There is subtlety in the way they are described as coming to understand each others' talents. The character called Po grows up believing that his grace is that he can read minds when someone else is thinking about him. He hides this grace, presenting it to others as a fighting grace, because knowing what his opponent is about to do makes him a formidable fighter. When his friend and sparring partner, the protagonist, Katsa, realizes that he can read her mind, she accuses him of lying to her, and he says:
"'You would have me friendless, Katsa," he finished quietly. 'You would have my Grace control every aspect of my life and shut me off from every happiness.'
She didn't want to hear these words, words that called to her sympathy, to her understanding. She who had hurt so many with her own Grace, and been reviled because of it. She who still struggled to keep her Grace from mastering her, and who, like him, had never asked for the power it gave her.
'Yes,' he said. 'I didn't ask for this. I would turn it off for you, if I could.'
Rage then, rage again, because she couldn't even feel sympathy without him knowing it."

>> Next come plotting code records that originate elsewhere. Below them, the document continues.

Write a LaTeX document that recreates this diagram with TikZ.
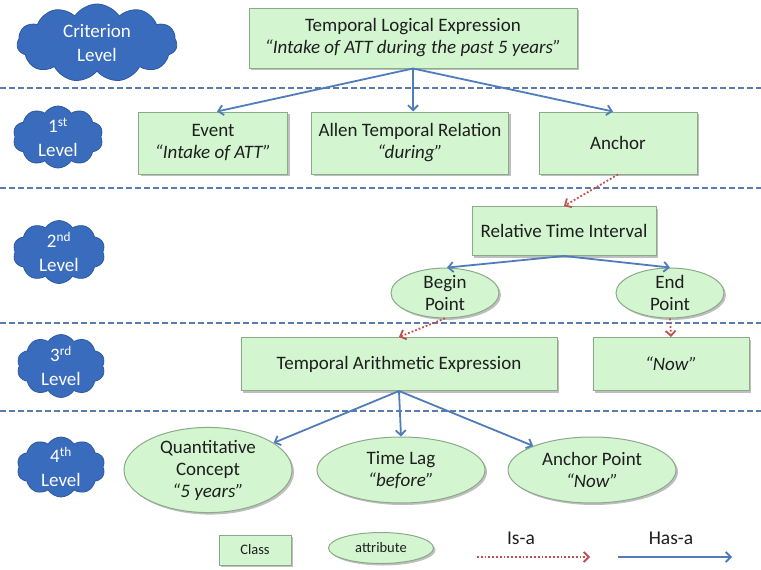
\documentclass[tikz,border=0pt]{standalone}
\usepackage{fontspec}
\setmainfont{Carlito}
\usetikzlibrary{shapes.symbols,shapes.geometric,arrows.meta,shadows}
\definecolor{boxfill}{HTML}{D3F6D1}
\definecolor{boxdraw}{HTML}{8CAA89}
\definecolor{cloudfill}{HTML}{3A6CBE}
\definecolor{clouddraw}{HTML}{2D5A9E}
\definecolor{hasa}{HTML}{4F7DBA}
\definecolor{isa}{HTML}{C0504D}
\definecolor{dashc}{HTML}{5A7AB0}
\definecolor{txt}{HTML}{1E1E1E}
\begin{document}
\begin{tikzpicture}[x=1pt,y=-1pt,
  shadowed/.style={drop shadow={shadow xshift=2pt,shadow yshift=-2pt,opacity=0.25,fill=black}},
  cls/.style={shadowed,draw=boxdraw,fill=boxfill,line width=1pt,align=center,text=txt,
    font=\fontsize{19}{22}\selectfont,inner sep=0pt},
  attr/.style={cls,ellipse},
  lvl/.style={cloud,cloud puffs=11,cloud puff arc=115,aspect=2,fill=cloudfill,draw=clouddraw,
    line width=0.8pt,text=white,align=center,font=\fontsize{19}{24}\selectfont,inner sep=0pt},
  small/.style={aspect=1.45,inner xsep=-4pt,inner ysep=-6pt,cloud puffs=10},
  hasarrow/.style={draw=hasa,line width=1.8pt,-{Straight Barb[length=5pt,width=10pt,line width=1.8pt]}},
  isarrow/.style={draw=isa,line width=1.8pt,dotted,-{Straight Barb[length=5pt,width=10pt,line width=1.8pt]}},
  sep/.style={draw=dashc,line width=1.6pt,dash pattern=on 6pt off 3pt}]
\useasboundingbox (0,0) rectangle (761,570);
\fill[white] (0,0) rectangle (761,570);

% level separators
\foreach \yy in {88,188,323,411} \draw[sep] (0,\yy) -- (761,\yy);

% level clouds
\node[lvl,minimum width=160pt,minimum height=78pt] (c0) at (97,43) {Criterion\\Level};
\node[lvl,small,minimum width=90pt,minimum height=62pt] (c1) at (58,137) {1\textsuperscript{st}\\Level};
\node[lvl,small,minimum width=92pt,minimum height=63pt] (c2) at (59,252) {2\textsuperscript{nd}\\Level};
\node[lvl,small,minimum width=88pt,minimum height=63pt] (c3) at (61,366) {3\textsuperscript{rd}\\Level};
\node[lvl,small,minimum width=88pt,minimum height=60pt] (c4) at (61,467) {4\textsuperscript{th}\\Level};

% classes
\node[cls,minimum width=328pt,minimum height=60pt] (tle) at (413,38)
  {Temporal Logical Expression\\\textit{“Intake of ATT during the past 5 years”}};
\node[cls,minimum width=149pt,minimum height=62pt] (ev) at (213,143) {Event\\\textit{“Intake of ATT”}};
\node[cls,minimum width=197pt,minimum height=62pt] (al) at (410,143) {Allen Temporal Relation\\\textit{“during”}};
\node[cls,minimum width=158pt,minimum height=62pt] (an) at (618,143) {Anchor};
\node[cls,minimum width=184pt,minimum height=49pt] (rti) at (564,231) {Relative Time Interval};
\node[attr,minimum width=108pt,minimum height=43pt] (bp) at (445,293) {Begin\\Point};
\node[attr,minimum width=108pt,minimum height=43pt] (ep) at (670,293) {End\\Point};
\node[cls,minimum width=316pt,minimum height=53pt] (tae) at (399,364) {Temporal Arithmetic Expression};
\node[cls,minimum width=156pt,minimum height=53pt] (now) at (671,364) {\textit{“Now”}};
\node[attr,minimum width=168pt,minimum height=66pt] (qc) at (208,470) {Quantitative\\Concept\\\textit{“5 years”}};
\node[attr,minimum width=168pt,minimum height=66pt] (tl) at (401,470) {Time Lag\\\textit{“before”}};
\node[attr,minimum width=168pt,minimum height=66pt] (ap) at (592,470) {Anchor Point\\\textit{“Now”}};

% connectors
\draw[hasarrow] (tle.south) -- ([xshift=4pt]ev.north);
\draw[hasarrow] (tle.south) -- ([xshift=3pt]al.north);
\draw[hasarrow] (tle.south) -- ([xshift=-5pt]an.north);
\draw[isarrow] (an.south) -- (rti.north);
\draw[hasarrow] (rti.south) -- ([xshift=2pt]bp.north);
\draw[hasarrow] (rti.south) -- (ep.north);
\draw[isarrow] (bp.south) -- (tae.north);
\draw[isarrow] (ep.south) -- (now.north);
\draw[hasarrow] (tae.south) -- (qc);
\draw[hasarrow] (tae.south) -- (tl.north);
\draw[hasarrow] (tae.south) -- (ap);

% legend
\node[cls,font=\fontsize{14.5}{17}\selectfont,minimum width=72pt,minimum height=30pt] (lc) at (255,550) {Class};
\node[attr,font=\fontsize{14.5}{17}\selectfont,minimum width=105pt,minimum height=31pt] (la) at (381,548) {attribute};
\node[text=txt,font=\fontsize{19.5}{22}\selectfont] (lisa) at (521,538) {Is-a};
\node[text=txt,font=\fontsize{19.5}{22}\selectfont] (lhasa) at (671,538) {Has-a};
\coordinate (isa1) at (477,557);
\coordinate (isa2) at (590,557);
\coordinate (has1) at (618,557);
\coordinate (has2) at (732,557);
\draw[isarrow] (isa1) -- (isa2);
\draw[hasarrow] (has1) -- (has2);
\end{tikzpicture}
\end{document}
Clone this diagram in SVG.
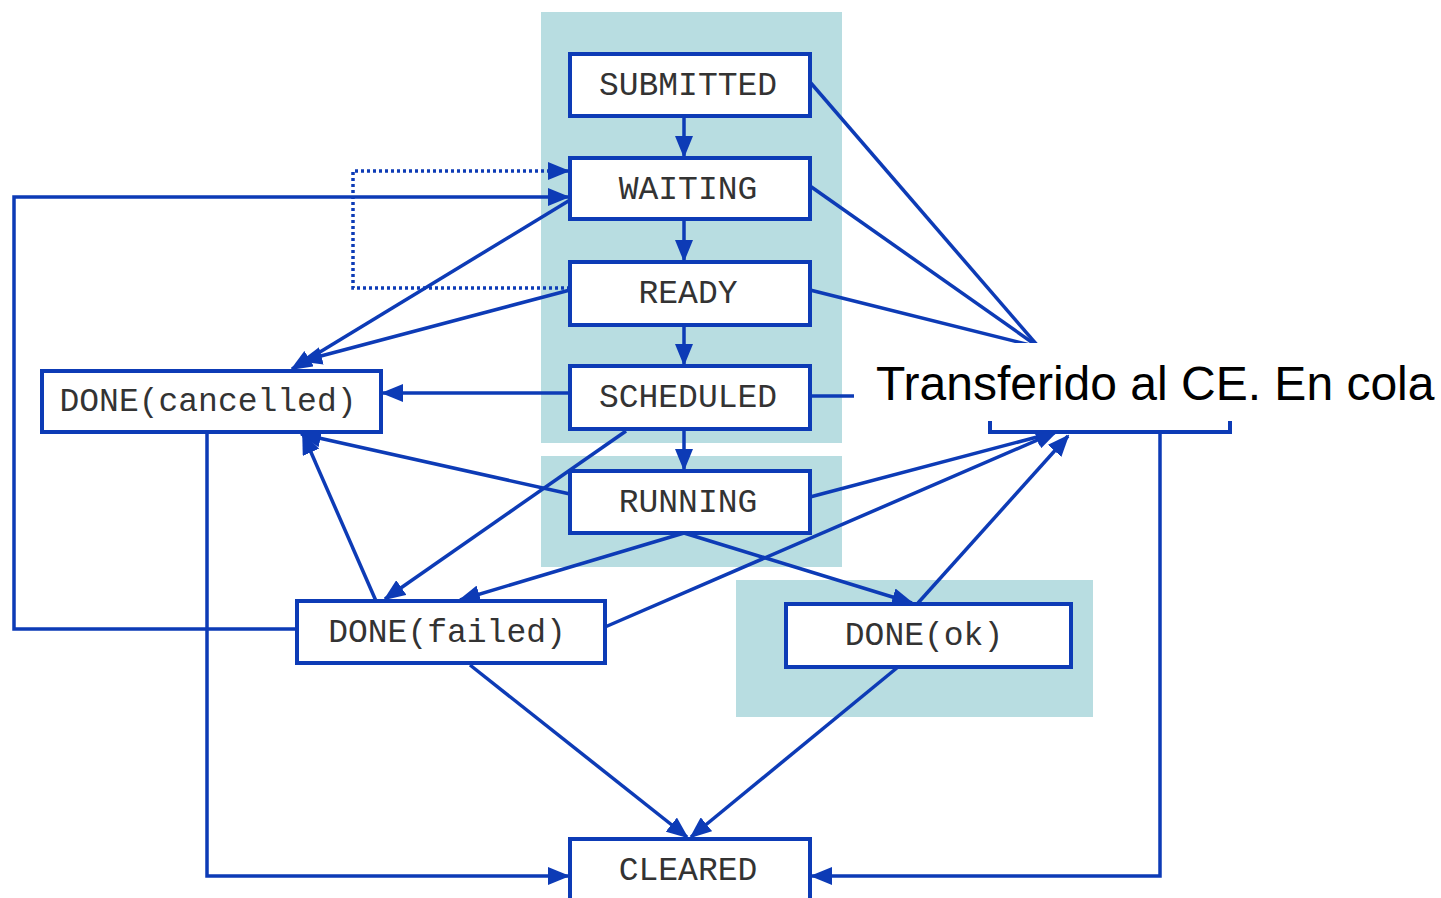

And later, Katsa understands even more about Po's grace when he admits that she's better at hunting and fighting than he is:
"'But you're better than I am, Katsa. And it doesn't humiliate me.' He fed a branch to the fire. 'It humbles me. But it doesn't humiliate me.'
She sat quietly as night closed in and watched the blood drip from the hunk of meat she held on a stick over the fire. She listened to it sizzle as it hit the flames. She tried to separate in her mind the idea of being humbled from the idea of being humiliated and she understood what Po meant. She wouldn't have thought to make the distinction. He was so clear with his thoughts, while hers were a constant storm that she could never make sense of and never control. She felt suddenly and sharply that Po was smarter than she, worlds smarter, and that she was a brute in comparison. An unthinking and unfeeling brute.
'Katsa....I don't see how you can compare us,' he said, 'and find yourself lacking in intelligence, or unthinking or unfeeling. I've had to spend my entire life hammering out the emotions of others, and myself, in my mind. If my mind is clearer, sometimes, than yours, it's because I've had more practice.'"
It's a nice change, in a fantasy, to see that a character has to continually work at using one of his natural gifts, not just like it's usually seen in a movie, as a brief montage with energetic music, but during most of the minutes in every one of his days.

Katsa is a woman of action, which is certainly a nice change in fantasy (remember how Fran Walsh and Philippa Boyens eventually pulled back from their initial superimposition of Arwen's character on Glorfindel's?). Katsa refuses to marry the hero, declares that she will never have children, and despite the fact that she rescues a little girl, doesn't try to adopt her and doesn't change her mind about having children when the rescue is succesful. She learns to control her grace so that others can't use it to control her.

Katsa is a heroine who keeps learning to be more balanced and graceful, and Cashore is a writer who is entering the literary world with a grace all her own.